**DATA EXTRACT**.
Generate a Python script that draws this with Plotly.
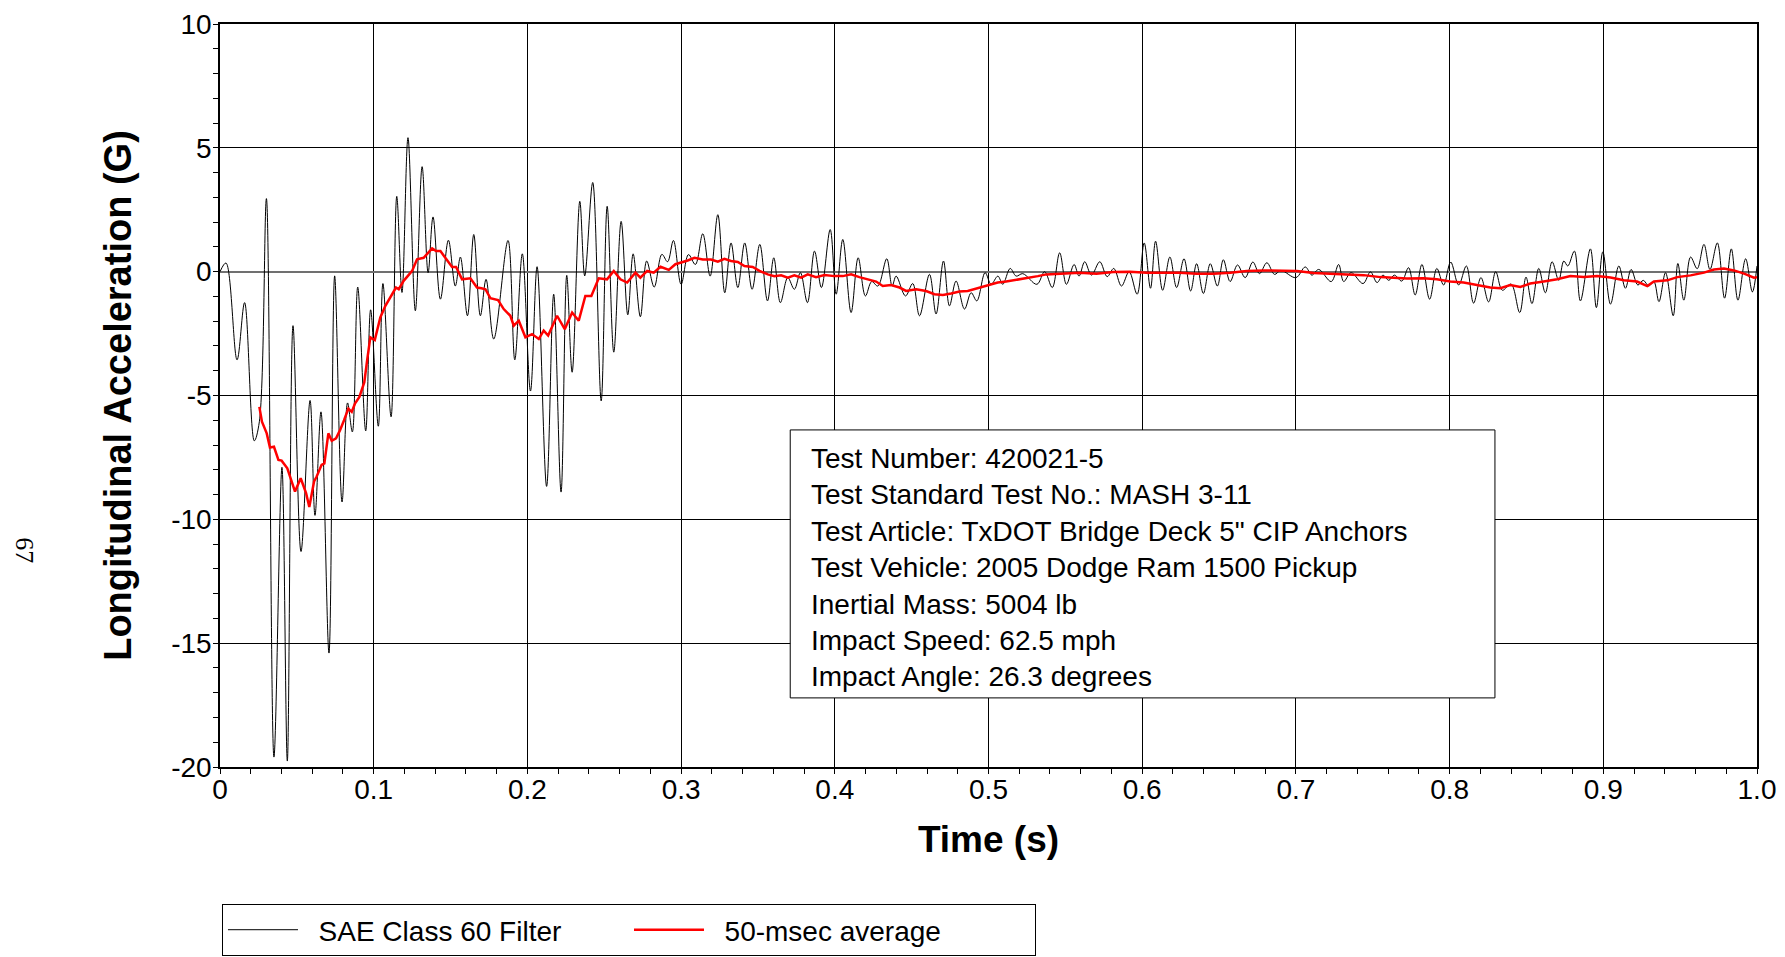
import plotly.graph_objects as go

# SAE Class 60 filtered signal: peaks and troughs (time s, accel G)
t_filter = [
    0.0000, 0.0039, 0.0111, 0.0160, 0.0223, 0.0256, 0.0302, 0.0351, 0.0403, 0.0438,
    0.0475, 0.0527, 0.0586, 0.0618, 0.0657, 0.0709, 0.0746, 0.0794, 0.0830, 0.0861,
    0.0896, 0.0948, 0.0980, 0.1030, 0.1060, 0.1113, 0.1150, 0.1184, 0.1223, 0.1271,
    0.1315, 0.1354, 0.1386, 0.1434, 0.1486, 0.1531, 0.1564, 0.1610, 0.1651, 0.1694,
    0.1731, 0.1781, 0.1874, 0.1918, 0.1967, 0.2020, 0.2063, 0.2125, 0.2171, 0.2219,
    0.2256, 0.2291, 0.2341, 0.2373, 0.2425, 0.2480, 0.2519, 0.2562, 0.2610, 0.2653,
    0.2688, 0.2735, 0.2776, 0.2825, 0.2875, 0.2912, 0.2950, 0.3000,
    0.3048, 0.3093, 0.3141, 0.3189, 0.3239, 0.3284, 0.3325, 0.3369, 0.3414, 0.3462,
    0.3512, 0.3562, 0.3603, 0.3646, 0.3694, 0.3737, 0.3776, 0.3822, 0.3868, 0.3913,
    0.3970, 0.4009, 0.4052, 0.4106, 0.4152, 0.4199, 0.4240, 0.4280, 0.4338, 0.4373,
    0.4399, 0.4460, 0.4507, 0.4551, 0.4616, 0.4659, 0.4707, 0.4746, 0.4789, 0.4844,
    0.4887, 0.4924, 0.4978, 0.5017, 0.5061, 0.5093, 0.5141, 0.5180, 0.5223, 0.5315,
    0.5365, 0.5415, 0.5463, 0.5507, 0.5557, 0.5589, 0.5626, 0.5670, 0.5724, 0.5772,
    0.5815, 0.5865, 0.5915, 0.5967, 0.6013, 0.6054, 0.6087, 0.6133, 0.6180, 0.6224,
    0.6272, 0.6315, 0.6354, 0.6398, 0.6443, 0.6489, 0.6528, 0.6572, 0.6620, 0.6670,
    0.6720, 0.6763, 0.6811, 0.6861, 0.6902, 0.7000, 0.7061, 0.7104, 0.7148, 0.7230,
    0.7278, 0.7311, 0.7359, 0.7437, 0.7485, 0.7528, 0.7567, 0.7604, 0.7641, 0.7689,
    0.7733, 0.7776, 0.7820, 0.7870, 0.7917, 0.7961, 0.8007, 0.8059, 0.8109, 0.8156,
    0.8204, 0.8254, 0.8300, 0.8343, 0.8400, 0.8456, 0.8497, 0.8536, 0.8580, 0.8623,
    0.8667, 0.8710, 0.8743, 0.8769, 0.8812, 0.8851, 0.8916, 0.8955, 0.8997, 0.9047,
    0.9101, 0.9144, 0.9181, 0.9225, 0.9260, 0.9296, 0.9329, 0.9362, 0.9405, 0.9455,
    0.9485, 0.9524, 0.9568, 0.9611, 0.9655, 0.9694, 0.9742, 0.9789, 0.9833, 0.9876,
    0.9926, 0.9970, 1.0000,
]
g_filter = [
    0.00, 0.35, -3.56, -1.25, -6.83, -6.06, 2.95, -19.60, -7.90, -19.76,
    -2.18, -11.30, -5.20, -9.84, -5.66, -15.40, -0.17, -9.30, -5.30, -6.47,
    -0.62, -6.43, -1.54, -6.24, -0.48, -5.86, 3.04, -0.84, 5.41, -1.58,
    4.24, -0.04, 2.21, -1.11, 1.27, -0.58, 0.59, -1.78, 1.50, -1.78,
    -0.31, -2.72, 1.26, -3.56, 0.72, -4.82, 0.20, -8.67, -0.91, -8.90,
    -0.15, -4.06, 2.84, -0.17, 3.60, -5.22, 2.64, -3.25, 2.03, -1.74,
    0.72, -1.82, 0.43, -0.62, 0.70, 0.40, 1.26, -0.51,
    0.69, 0.29, 1.53, -0.18, 2.30, -0.85, 1.16, -0.64, 1.16, -0.71,
    1.10, -1.18, 0.56, -1.25, -0.24, -0.71, -0.04, -1.25, 0.83, -0.64,
    1.70, -0.91, 1.30, -1.65, 0.56, -0.98, -0.40, -0.58, 0.52, -0.58,
    -0.18, -0.98, -0.48, -1.78, -0.11, -1.71, 0.43, -1.38, -0.38, -1.51,
    -0.85, -1.18, -0.04, -0.51, -0.18, -0.51, 0.13, -0.18, -0.08, -0.51,
    0.00, -0.64, 0.76, -0.51, 0.29, -0.18, 0.40, -0.14, 0.40, -0.20,
    0.13, -0.58, 0.00, -0.91, 1.16, -0.67, 1.23, -0.75, 0.59, -0.64,
    0.52, -0.78, 0.32, -0.88, 0.32, -0.58, 0.48, -0.40, 0.27, -0.24,
    0.39, -0.08, 0.36, -0.11, 0.05, -0.24, 0.19, -0.14, 0.09, -0.40,
    0.29, -0.40, -0.04, -0.48, -0.01, -0.44, -0.14, -0.35, -0.14, -0.38,
    0.16, -0.94, 0.29, -1.11, 0.13, -0.54, 0.39, -0.54, 0.23, -1.27,
    -0.24, -1.22, 0.00, -0.75, -0.50, -1.65, -0.22, -1.29, 0.13, -0.85,
    0.40, -0.35, 0.43, 0.23, 0.83, -1.18, 0.92, -1.45, 0.80, -1.31,
    0.23, -0.67, 0.09, -0.54, -0.35, -0.58, -0.40, -1.21, -0.04, -1.78,
    0.33, -1.15, 0.59, 0.12, 1.10, 0.09, 1.16, -1.07, 0.92, -1.15,
    0.52, -0.82, 0.23,
]

# 50-msec moving average
t_avg = [
    0.0256, 0.0273, 0.0304, 0.0325, 0.0351, 0.0380, 0.0401, 0.0438, 0.0488, 0.0525,
    0.0560, 0.0581, 0.0612, 0.0629, 0.0661, 0.0679, 0.0705, 0.0727, 0.0755, 0.0781,
    0.0807, 0.0835, 0.0857, 0.0878, 0.0907, 0.0939, 0.0957, 0.0978, 0.1007, 0.1043,
    0.1076, 0.1115, 0.1145, 0.1163, 0.1195, 0.1228, 0.1250, 0.1282, 0.1325, 0.1380,
    0.1406, 0.1434, 0.1477, 0.1510, 0.1536, 0.1575, 0.1629, 0.1672, 0.1701, 0.1727,
    0.1759, 0.1809, 0.1846, 0.1889, 0.1911, 0.1944, 0.1987, 0.2030, 0.2074, 0.2106,
    0.2135, 0.2193, 0.2243, 0.2291, 0.2334, 0.2377, 0.2416, 0.2464, 0.2518, 0.2562,
    0.2605, 0.2649, 0.2703, 0.2735, 0.2779, 0.2822, 0.2866, 0.2920, 0.2963, 0.3000,
    0.3043, 0.3087, 0.3141, 0.3195, 0.3239, 0.3282, 0.3325, 0.3369, 0.3412, 0.3466,
    0.3510, 0.3564, 0.3607, 0.3651, 0.3694, 0.3737, 0.3781, 0.3824, 0.3878, 0.3933,
    0.3998, 0.4052, 0.4106, 0.4160, 0.4215, 0.4269, 0.4312, 0.4366, 0.4421, 0.4464,
    0.4529, 0.4594, 0.4648, 0.4703, 0.4757, 0.4811, 0.4865, 0.4909, 0.4952, 0.5006,
    0.5060, 0.5115, 0.5169, 0.5223, 0.5278, 0.5321, 0.5376, 0.5485, 0.5593, 0.5702,
    0.5811, 0.5920, 0.6028, 0.6137, 0.6246, 0.6354, 0.6463, 0.6572, 0.6680, 0.6789,
    0.6898, 0.7007, 0.7115, 0.7224, 0.7333, 0.7441, 0.7550, 0.7613, 0.7722, 0.7831,
    0.7917, 0.8004, 0.8091, 0.8178, 0.8265, 0.8330, 0.8395, 0.8460, 0.8525, 0.8612,
    0.8699, 0.8786, 0.8873, 0.8960, 0.9047, 0.9134, 0.9220, 0.9286, 0.9329, 0.9416,
    0.9481, 0.9568, 0.9655, 0.9720, 0.9785, 0.9850, 0.9916, 0.9980, 1.0000,
]
g_avg = [
    -5.46, -6.06, -6.53, -7.10, -7.07, -7.60, -7.63, -7.94, -8.88, -8.34,
    -8.94, -9.50, -8.47, -8.27, -7.80, -7.74, -6.53, -6.83, -6.73, -6.40,
    -6.00, -5.53, -5.66, -5.33, -5.06, -4.46, -3.59, -2.65, -2.76, -1.85,
    -1.38, -0.98, -0.64, -0.71, -0.37, -0.13, 0.03, 0.50, 0.56, 0.94,
    0.83, 0.83, 0.46, 0.19, 0.19, -0.31, -0.27, -0.64, -0.67, -0.71,
    -1.07, -1.15, -1.51, -1.78, -2.18, -1.98, -2.65, -2.52, -2.72, -2.38,
    -2.58, -1.78, -2.32, -1.65, -1.98, -0.98, -0.98, -0.27, -0.31, 0.03,
    -0.31, -0.44, -0.04, -0.24, 0.03, -0.04, 0.20, 0.07, 0.30, 0.36,
    0.45, 0.56, 0.49, 0.49, 0.40, 0.52, 0.43, 0.39, 0.23, 0.19,
    0.03, -0.11, -0.18, -0.15, -0.24, -0.15, -0.24, -0.11, -0.22, -0.14,
    -0.18, -0.18, -0.11, -0.22, -0.31, -0.40, -0.58, -0.54, -0.64, -0.78,
    -0.71, -0.78, -0.91, -0.94, -0.88, -0.80, -0.78, -0.71, -0.62, -0.54,
    -0.44, -0.40, -0.35, -0.27, -0.22, -0.18, -0.11, -0.08, -0.04, -0.08,
    -0.01, 0.00, -0.04, -0.04, -0.04, -0.08, -0.08, -0.04, 0.03, 0.05,
    0.05, 0.03, -0.05, -0.08, -0.11, -0.14, -0.22, -0.24, -0.28, -0.27,
    -0.31, -0.40, -0.44, -0.54, -0.64, -0.67, -0.54, -0.62, -0.48, -0.40,
    -0.31, -0.18, -0.22, -0.18, -0.24, -0.35, -0.40, -0.58, -0.40, -0.35,
    -0.22, -0.15, -0.04, 0.09, 0.13, 0.05, -0.08, -0.24, -0.22,
]

x_ticks = [0, 0.1, 0.2, 0.3, 0.4, 0.5, 0.6, 0.7, 0.8, 0.9, 1.0]
x_ticktext = ["0", "0.1", "0.2", "0.3", "0.4", "0.5", "0.6", "0.7", "0.8", "0.9", "1.0"]
y_ticks = [-20, -15, -10, -5, 0, 5, 10]
y_ticktext = ["-20", "-15", "-10", "-5", "0", "5", "10"]

info_lines = [
    "Test Number: 420021-5",
    "Test Standard Test No.: MASH 3-11",
    "Test Article: TxDOT Bridge Deck 5\" CIP Anchors",
    "Test Vehicle: 2005 Dodge Ram 1500 Pickup",
    "Inertial Mass: 5004 lb",
    "Impact Speed: 62.5 mph",
    "Impact Angle: 26.3 degrees",
]

FONT = "Liberation Sans, Arial, sans-serif"
PAD = "\u00a0\u00a0"  # small gap between legend line sample and its text

fig = go.Figure()
fig.add_trace(go.Scatter(
    x=t_filter, y=g_filter, mode="lines", name=PAD + "SAE Class 60 Filter",
    line=dict(color="black", width=1, shape="spline", smoothing=1.0),
))
fig.add_trace(go.Scatter(
    x=t_avg, y=g_avg, mode="lines", name=PAD + "50-msec average",
    line=dict(color="#ff0000", width=2.5),
))

axis_common = dict(
    showgrid=True, gridcolor="black", gridwidth=1,
    showline=True, linecolor="black", linewidth=1.5, mirror=True,
    ticks="outside", ticklen=5, tickcolor="black",
    tickfont=dict(family=FONT, size=28, color="black"),
    ticklabeloverflow="allow",
)

fig.update_xaxes(
    range=[0, 1], tickvals=x_ticks, ticktext=x_ticktext,
    minor=dict(dtick=0.02, ticks="outside", ticklen=5, tickcolor="black", showgrid=False),
    zeroline=False, ticklabelstandoff=-8,
    title=dict(text="<b>Time (s)</b>", font=dict(family=FONT, size=37, color="black"), standoff=22),
    **axis_common,
)
fig.update_yaxes(
    range=[-20, 10], tickvals=y_ticks, ticktext=y_ticktext,
    minor=dict(dtick=1, ticks="outside", ticklen=5, tickcolor="black", showgrid=False),
    zeroline=True, zerolinecolor="#707070", zerolinewidth=1.5, ticklabelstandoff=-4,
    title=dict(text="<b>Longitudinal Acceleration (G)</b>",
               font=dict(family=FONT, size=38, color="black"), standoff=28),
    **axis_common,
)

# test information box
fig.add_shape(
    type="rect", xref="x", yref="y", x0=0.371, x1=0.8295, y0=-17.21, y1=-6.39,
    fillcolor="white", line=dict(color="black", width=1), layer="above",
)
fig.add_annotation(
    xref="x", yref="y", x=0.3832, y=-11.94, xanchor="left", yanchor="middle",
    text="<br>".join(info_lines), align="left",
    font=dict(family=FONT, size=28, color="black"), showarrow=False,
)

# page number of the original report page
fig.add_annotation(
    xref="paper", yref="paper", x=-0.127, y=0.292, xanchor="center", yanchor="middle",
    text="67", textangle=90,
    font=dict(family="Liberation Serif, serif", size=26, color="black"),
    showarrow=False,
)

fig.update_layout(
    width=1777, height=949,
    margin=dict(l=212, r=28, t=16, b=190, autoexpand=False),
    paper_bgcolor="white", plot_bgcolor="white",
    showlegend=True,
    legend=dict(
        orientation="h", x=0.0013, y=-0.1844, xanchor="left", yanchor="top",
        bordercolor="black", borderwidth=1, bgcolor="white",
        font=dict(family=FONT, size=28, color="black"),
        itemwidth=70, entrywidth=321,
    ),
    hovermode="closest",
)

fig.write_html("out.html")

**TASK TO CARRY OUT**. Repeat the lines above, starting at the first and stopping after the line that holds "import plotly.graph_objects as go", with the pictures left out.

**WORKED SOLUTION**.
Generate a Python script that draws this with Plotly.
import plotly.graph_objects as go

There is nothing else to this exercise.